Was I Robbed of a Bestseller?

UnlikelyLast week, I was battling (and losing) jet lag, the requisite wound for international summer travel. What saved me was Gone Girl by Gillian Flynn. In sheets damp with sweat -we came back to a broken air conditioner – I turned pages until the wee hours of the morning. My perspiration could have been attributed to the plot which was full of twists and turns.

What resonated with me, however, more than the dramatic peaks and valleys of the thriller itself, was the structure. A husband and wife, each telling their version of their love story gone wrong, in alternating chapters.

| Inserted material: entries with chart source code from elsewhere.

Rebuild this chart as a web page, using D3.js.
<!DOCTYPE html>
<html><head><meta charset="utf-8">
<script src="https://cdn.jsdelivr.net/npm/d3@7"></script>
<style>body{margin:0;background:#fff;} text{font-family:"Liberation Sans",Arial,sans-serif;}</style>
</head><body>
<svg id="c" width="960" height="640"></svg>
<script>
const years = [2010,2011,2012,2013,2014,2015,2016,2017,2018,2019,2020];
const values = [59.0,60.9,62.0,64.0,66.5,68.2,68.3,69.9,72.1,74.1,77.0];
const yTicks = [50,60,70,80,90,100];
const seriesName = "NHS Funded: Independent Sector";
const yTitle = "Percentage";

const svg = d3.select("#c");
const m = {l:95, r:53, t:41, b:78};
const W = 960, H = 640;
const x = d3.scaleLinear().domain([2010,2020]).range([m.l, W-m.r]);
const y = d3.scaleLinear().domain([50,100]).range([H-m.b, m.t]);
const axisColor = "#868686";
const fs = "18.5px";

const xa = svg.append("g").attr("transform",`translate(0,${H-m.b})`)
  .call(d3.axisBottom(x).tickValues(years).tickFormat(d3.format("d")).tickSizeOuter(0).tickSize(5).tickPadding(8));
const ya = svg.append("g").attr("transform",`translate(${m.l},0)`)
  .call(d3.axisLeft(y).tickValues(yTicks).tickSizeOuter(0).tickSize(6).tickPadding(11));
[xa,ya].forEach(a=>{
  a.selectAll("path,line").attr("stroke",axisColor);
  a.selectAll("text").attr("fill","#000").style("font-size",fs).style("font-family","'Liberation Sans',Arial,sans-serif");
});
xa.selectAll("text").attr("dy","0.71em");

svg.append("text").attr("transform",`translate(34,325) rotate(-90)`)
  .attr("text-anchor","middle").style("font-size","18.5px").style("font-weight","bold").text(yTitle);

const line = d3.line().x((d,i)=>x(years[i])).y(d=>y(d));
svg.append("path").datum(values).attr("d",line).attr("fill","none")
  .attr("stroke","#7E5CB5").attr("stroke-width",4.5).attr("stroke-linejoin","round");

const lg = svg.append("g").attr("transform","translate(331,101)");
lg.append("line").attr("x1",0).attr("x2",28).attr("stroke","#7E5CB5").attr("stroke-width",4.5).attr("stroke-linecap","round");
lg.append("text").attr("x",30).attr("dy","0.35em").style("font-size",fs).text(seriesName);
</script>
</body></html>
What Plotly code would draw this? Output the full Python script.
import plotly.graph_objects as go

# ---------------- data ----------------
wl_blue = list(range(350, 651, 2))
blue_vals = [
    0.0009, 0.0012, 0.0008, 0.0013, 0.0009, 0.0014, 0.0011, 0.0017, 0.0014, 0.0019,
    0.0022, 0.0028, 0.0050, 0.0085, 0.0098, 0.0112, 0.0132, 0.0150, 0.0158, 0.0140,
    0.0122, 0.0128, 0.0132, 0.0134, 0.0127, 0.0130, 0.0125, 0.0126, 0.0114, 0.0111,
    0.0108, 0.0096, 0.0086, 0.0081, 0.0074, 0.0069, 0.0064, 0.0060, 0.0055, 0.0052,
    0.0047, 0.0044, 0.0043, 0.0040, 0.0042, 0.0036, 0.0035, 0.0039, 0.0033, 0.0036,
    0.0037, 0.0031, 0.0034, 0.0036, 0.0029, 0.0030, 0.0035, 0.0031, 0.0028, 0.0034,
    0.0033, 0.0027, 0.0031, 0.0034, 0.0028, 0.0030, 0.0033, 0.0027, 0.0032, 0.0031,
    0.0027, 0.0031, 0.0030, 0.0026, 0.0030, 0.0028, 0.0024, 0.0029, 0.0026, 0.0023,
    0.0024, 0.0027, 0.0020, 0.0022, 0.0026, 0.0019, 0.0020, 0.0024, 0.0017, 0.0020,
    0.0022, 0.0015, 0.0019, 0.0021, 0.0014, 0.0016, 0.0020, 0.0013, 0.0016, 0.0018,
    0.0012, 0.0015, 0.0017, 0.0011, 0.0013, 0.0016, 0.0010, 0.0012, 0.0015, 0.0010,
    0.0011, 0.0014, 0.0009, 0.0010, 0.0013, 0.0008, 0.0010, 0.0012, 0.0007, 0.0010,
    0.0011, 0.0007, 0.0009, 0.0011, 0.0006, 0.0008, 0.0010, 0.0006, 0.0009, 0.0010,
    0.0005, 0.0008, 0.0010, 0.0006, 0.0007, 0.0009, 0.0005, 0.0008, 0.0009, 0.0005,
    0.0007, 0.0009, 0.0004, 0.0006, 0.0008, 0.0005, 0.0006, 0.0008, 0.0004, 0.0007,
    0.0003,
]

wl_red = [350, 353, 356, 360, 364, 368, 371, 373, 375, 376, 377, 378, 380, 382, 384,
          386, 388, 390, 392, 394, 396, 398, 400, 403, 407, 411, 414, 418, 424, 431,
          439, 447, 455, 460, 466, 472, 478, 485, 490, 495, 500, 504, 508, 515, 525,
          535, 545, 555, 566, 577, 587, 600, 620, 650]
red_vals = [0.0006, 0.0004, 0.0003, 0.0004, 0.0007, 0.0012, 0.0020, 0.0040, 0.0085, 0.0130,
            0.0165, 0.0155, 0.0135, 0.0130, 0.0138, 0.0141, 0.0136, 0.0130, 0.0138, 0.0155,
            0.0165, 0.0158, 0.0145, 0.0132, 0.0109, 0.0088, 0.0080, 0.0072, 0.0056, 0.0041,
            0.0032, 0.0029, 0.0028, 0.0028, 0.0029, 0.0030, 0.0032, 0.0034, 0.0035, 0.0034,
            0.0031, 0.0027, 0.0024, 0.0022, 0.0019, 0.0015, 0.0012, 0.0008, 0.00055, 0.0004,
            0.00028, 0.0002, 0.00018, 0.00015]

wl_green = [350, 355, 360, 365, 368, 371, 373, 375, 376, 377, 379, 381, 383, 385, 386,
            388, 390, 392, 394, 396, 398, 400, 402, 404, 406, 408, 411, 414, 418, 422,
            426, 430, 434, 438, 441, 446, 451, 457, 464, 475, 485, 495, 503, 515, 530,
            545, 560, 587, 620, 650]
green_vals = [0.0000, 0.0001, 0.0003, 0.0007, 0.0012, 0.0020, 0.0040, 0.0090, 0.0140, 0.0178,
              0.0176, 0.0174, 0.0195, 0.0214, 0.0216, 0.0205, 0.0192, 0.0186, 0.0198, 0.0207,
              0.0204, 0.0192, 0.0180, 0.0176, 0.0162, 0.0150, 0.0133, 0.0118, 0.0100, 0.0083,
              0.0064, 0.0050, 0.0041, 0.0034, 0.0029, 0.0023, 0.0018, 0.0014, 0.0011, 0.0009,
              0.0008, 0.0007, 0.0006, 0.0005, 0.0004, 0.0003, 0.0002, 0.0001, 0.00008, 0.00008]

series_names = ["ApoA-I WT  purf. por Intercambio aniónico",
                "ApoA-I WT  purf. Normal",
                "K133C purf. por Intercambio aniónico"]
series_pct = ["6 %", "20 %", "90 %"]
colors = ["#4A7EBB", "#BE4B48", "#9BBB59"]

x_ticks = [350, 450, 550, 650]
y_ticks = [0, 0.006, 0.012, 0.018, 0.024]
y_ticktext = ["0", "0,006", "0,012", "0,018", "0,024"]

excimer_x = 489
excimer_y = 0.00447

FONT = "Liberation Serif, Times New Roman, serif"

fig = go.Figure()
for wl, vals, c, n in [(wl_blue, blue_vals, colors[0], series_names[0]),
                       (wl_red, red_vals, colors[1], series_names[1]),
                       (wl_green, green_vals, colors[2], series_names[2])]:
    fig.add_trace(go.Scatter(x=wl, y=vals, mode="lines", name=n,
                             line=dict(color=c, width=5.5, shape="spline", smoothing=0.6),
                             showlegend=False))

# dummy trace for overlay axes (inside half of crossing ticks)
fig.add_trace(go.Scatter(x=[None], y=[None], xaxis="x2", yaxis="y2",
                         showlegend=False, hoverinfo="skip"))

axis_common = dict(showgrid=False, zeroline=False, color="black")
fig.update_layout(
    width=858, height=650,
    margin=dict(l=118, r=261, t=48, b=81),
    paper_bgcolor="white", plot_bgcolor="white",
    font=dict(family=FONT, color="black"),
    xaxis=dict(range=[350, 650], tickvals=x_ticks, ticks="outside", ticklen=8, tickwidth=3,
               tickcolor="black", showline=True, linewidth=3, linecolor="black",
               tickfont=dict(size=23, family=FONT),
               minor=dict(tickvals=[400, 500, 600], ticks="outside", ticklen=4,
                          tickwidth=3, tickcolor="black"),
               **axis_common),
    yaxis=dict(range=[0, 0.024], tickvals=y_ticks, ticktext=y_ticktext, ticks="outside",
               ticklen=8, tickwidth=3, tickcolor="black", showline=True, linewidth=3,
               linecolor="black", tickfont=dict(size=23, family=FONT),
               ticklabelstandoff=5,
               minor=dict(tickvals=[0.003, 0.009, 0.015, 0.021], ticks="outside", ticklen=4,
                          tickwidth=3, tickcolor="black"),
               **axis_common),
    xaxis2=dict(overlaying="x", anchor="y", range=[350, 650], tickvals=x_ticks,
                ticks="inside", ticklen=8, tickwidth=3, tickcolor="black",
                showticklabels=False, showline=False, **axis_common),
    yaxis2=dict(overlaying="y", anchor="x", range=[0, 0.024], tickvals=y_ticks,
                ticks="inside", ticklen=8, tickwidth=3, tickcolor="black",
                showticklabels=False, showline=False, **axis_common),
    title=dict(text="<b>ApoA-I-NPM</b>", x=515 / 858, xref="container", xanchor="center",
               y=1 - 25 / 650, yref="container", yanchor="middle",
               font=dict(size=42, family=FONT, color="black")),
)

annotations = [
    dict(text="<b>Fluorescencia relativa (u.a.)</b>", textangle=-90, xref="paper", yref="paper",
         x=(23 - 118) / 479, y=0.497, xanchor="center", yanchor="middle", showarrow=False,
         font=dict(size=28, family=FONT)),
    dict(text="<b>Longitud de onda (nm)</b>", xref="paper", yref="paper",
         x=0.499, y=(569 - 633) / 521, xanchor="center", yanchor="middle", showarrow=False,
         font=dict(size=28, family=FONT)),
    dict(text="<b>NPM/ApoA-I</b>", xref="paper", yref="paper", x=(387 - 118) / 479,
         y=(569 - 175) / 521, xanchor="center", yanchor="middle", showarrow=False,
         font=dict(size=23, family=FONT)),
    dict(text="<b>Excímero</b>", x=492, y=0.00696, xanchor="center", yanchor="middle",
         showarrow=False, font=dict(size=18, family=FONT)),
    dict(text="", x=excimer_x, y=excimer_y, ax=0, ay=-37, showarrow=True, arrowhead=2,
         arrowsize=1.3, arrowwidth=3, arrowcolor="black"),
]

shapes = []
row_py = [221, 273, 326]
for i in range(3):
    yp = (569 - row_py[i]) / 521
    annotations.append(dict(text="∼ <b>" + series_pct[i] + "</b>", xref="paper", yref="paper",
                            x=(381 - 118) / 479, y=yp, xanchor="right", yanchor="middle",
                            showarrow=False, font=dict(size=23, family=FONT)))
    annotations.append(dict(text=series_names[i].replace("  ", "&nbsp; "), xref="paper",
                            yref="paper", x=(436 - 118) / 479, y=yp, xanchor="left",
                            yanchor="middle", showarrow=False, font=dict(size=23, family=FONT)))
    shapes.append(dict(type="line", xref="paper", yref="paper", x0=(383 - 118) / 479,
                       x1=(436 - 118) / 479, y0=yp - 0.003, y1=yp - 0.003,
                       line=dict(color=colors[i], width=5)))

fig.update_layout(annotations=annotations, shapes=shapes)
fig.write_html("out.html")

In 2006 I set out to write a book about the decay of a relationship, with alternating voices and chapters, of a boyfriend/girlfriend. The editor I engaged to work on this – my very first project – told me the structure wouldn’t work. I don’t remember the exact words but I do know that project is now in the 15 iteration and has a singular protagonist.

I’m not angry, honest I’m not. Only puzzled. Should I have stuck with my original idea? Could I have made those voices – characters who showed up during a writing workshop in the summer of 2006 – do my will, even if the editor didn’t believe in them?

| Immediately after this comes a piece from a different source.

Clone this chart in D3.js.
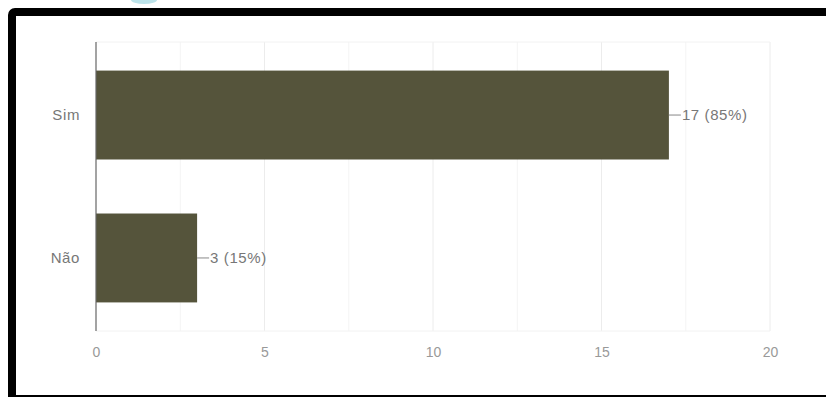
<!DOCTYPE html>
<html>
<head>
<meta charset="utf-8">
<script src="https://cdn.jsdelivr.net/npm/d3@7"></script>
<style>
  html, body { margin: 0; padding: 0; background: #fff; }
  svg { display: block; }
</style>
</head>
<body>
<div id="chart"></div>
<script>
const categories = ["Sim", "Não"];
const counts = [17, 3];
const percents = [85, 15];
const tickValues = [0, 5, 10, 15, 20];
const gridValues = [2.5, 5, 7.5, 10, 12.5, 15, 17.5, 20];

const width = 826, height = 397;
const plot = { left: 96, right: 770, top: 42, bottom: 331 };
const font = "Liberation Sans, Arial, sans-serif";

const svg = d3.select("#chart").append("svg")
    .attr("width", width)
    .attr("height", height);

// faint bit of a cropped teal icon at the very top
svg.append("path")
    .attr("d", "M131,0 A13,4 0 0 0 157,0 Z")
    .attr("fill", "#8fd0dc")
    .attr("opacity", 0.6);

// black frame (right side runs off the picture)
svg.append("rect")
    .attr("x", 12).attr("y", 12)
    .attr("width", 830).attr("height", 387)
    .attr("fill", "none")
    .attr("stroke", "#000")
    .attr("stroke-width", 8)
    .attr("rx", 3);

const x = d3.scaleLinear().domain([0, 20]).range([plot.left, plot.right]);
const y = d3.scaleBand().domain(categories)
    .range([plot.top, plot.bottom])
    .paddingInner(0.378).paddingOuter(0.2);

// grid
svg.append("g").selectAll("line")
    .data(gridValues)
    .join("line")
    .attr("x1", d => x(d)).attr("x2", d => x(d))
    .attr("y1", plot.top).attr("y2", plot.bottom)
    .attr("stroke", d => d % 5 === 0 ? "#ececec" : "#f4f4f4")
    .attr("stroke-width", 1);

svg.append("line")
    .attr("x1", plot.left).attr("x2", plot.right)
    .attr("y1", plot.top).attr("y2", plot.top)
    .attr("stroke", "#f2f2f2");
svg.append("line")
    .attr("x1", plot.left).attr("x2", plot.right)
    .attr("y1", plot.bottom).attr("y2", plot.bottom)
    .attr("stroke", "#f2f2f2");

// bars
svg.append("g").selectAll("rect")
    .data(counts)
    .join("rect")
    .attr("x", x(0))
    .attr("y", (d, i) => y(categories[i]))
    .attr("width", d => x(d) - x(0))
    .attr("height", y.bandwidth())
    .attr("fill", "#55543b");

// value labels with leader lines
const lab = svg.append("g");
counts.forEach((d, i) => {
    const cy = y(categories[i]) + y.bandwidth() / 2;
    lab.append("line")
        .attr("x1", x(d)).attr("x2", x(d) + 12)
        .attr("y1", cy).attr("y2", cy)
        .attr("stroke", "#888");
    lab.append("text")
        .attr("x", x(d) + 13).attr("y", cy)
        .attr("dy", "0.35em")
        .attr("font-family", font)
        .attr("font-size", 15)
        .attr("letter-spacing", 0.6)
        .attr("fill", "#777")
        .text(`${d} (${percents[i]}%)`);
});

// y axis
svg.append("line")
    .attr("x1", plot.left).attr("x2", plot.left)
    .attr("y1", plot.top).attr("y2", plot.bottom)
    .attr("stroke", "#666")
    .attr("stroke-width", 1.2);

svg.append("g").selectAll("text")
    .data(categories)
    .join("text")
    .attr("x", plot.left - 16)
    .attr("y", d => y(d) + y.bandwidth() / 2)
    .attr("dy", "0.35em")
    .attr("text-anchor", "end")
    .attr("font-family", font)
    .attr("font-size", 15)
    .attr("letter-spacing", 0.6)
    .attr("fill", "#777")
    .text(d => d);

// x axis labels
const xAxis = d3.axisBottom(x).tickValues(tickValues).tickSize(0).tickPadding(16);
svg.append("g")
    .attr("transform", `translate(0,${plot.bottom})`)
    .call(xAxis)
    .call(g => g.select(".domain").remove())
    .call(g => g.selectAll("text")
        .attr("font-family", font)
        .attr("font-size", 14)
        .attr("fill", "#999"));
</script>
</body>
</html>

I was reminded of this nagging feeling I had given up something when I read One Day by David Nicholls for much the same reason as Gone Girl. Boy and girl. Story of meeting, unmeeting, told in the past, then future, then present.

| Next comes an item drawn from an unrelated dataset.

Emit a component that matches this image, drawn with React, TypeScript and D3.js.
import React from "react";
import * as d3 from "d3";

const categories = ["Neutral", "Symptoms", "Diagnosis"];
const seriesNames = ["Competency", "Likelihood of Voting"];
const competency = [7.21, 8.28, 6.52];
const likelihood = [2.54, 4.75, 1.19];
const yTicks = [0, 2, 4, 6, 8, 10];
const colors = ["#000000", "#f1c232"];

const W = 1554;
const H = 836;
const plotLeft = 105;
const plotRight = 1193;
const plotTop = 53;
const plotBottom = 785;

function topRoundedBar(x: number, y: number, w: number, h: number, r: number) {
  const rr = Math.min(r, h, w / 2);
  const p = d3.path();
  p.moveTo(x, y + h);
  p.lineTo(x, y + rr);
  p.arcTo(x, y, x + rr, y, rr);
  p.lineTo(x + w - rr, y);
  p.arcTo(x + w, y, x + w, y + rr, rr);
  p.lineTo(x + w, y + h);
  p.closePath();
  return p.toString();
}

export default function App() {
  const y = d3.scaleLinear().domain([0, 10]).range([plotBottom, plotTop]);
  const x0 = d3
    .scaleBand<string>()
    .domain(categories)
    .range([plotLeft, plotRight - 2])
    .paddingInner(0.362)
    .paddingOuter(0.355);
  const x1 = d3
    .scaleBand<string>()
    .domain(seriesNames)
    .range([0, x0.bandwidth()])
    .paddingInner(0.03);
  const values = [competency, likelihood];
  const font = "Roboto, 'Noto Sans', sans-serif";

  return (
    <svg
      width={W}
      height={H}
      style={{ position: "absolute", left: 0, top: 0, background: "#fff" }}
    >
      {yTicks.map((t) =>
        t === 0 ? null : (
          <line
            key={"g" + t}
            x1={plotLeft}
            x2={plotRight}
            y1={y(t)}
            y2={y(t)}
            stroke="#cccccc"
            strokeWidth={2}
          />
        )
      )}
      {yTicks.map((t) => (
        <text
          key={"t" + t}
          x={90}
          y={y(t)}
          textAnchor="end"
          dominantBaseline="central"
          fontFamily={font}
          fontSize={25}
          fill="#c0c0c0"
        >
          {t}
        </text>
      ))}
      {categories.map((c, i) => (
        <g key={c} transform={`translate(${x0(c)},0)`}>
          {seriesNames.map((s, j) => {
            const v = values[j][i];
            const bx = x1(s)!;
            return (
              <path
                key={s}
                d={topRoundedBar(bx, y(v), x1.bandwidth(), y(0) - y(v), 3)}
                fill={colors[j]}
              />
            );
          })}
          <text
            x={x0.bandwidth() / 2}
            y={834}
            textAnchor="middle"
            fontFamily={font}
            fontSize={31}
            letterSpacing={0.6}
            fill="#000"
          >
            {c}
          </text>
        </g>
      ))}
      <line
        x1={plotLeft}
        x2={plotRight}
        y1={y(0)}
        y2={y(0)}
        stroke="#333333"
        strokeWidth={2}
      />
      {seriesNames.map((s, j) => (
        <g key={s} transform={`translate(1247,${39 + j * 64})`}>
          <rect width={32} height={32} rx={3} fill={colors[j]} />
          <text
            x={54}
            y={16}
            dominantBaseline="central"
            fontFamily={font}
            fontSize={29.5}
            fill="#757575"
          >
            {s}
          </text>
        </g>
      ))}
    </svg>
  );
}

I don’t know if I didn’t have the confidence to tell that type of story. Or if it is better in the hands of experienced writers like Nicholls and Flynn, both of whose books went on to be bestsellers with movie adaptations (Flynn’s is forth coming).

I do know that over 15 books later, edited, fiction and non-fiction, I won’t make the same mistake again. If I have an idea, I will stick to it and give my characters a chance to make their debut in the world.

I have learned a tremendous amount working and reworking that manuscript into the soon to be released book now know as An Unlikely Goddess. I’ve stopped counting the number of revisions; we are somewhere around version 20 and I spent a few hours on Saturday tending to over 200 comments. When the book comes out it will be the culmination of nearly two years in self publishing and over ten years in writing, rewriting, and creating on my journey to becoming a full time writer.

What about you? Have you been given good or bad writing advice?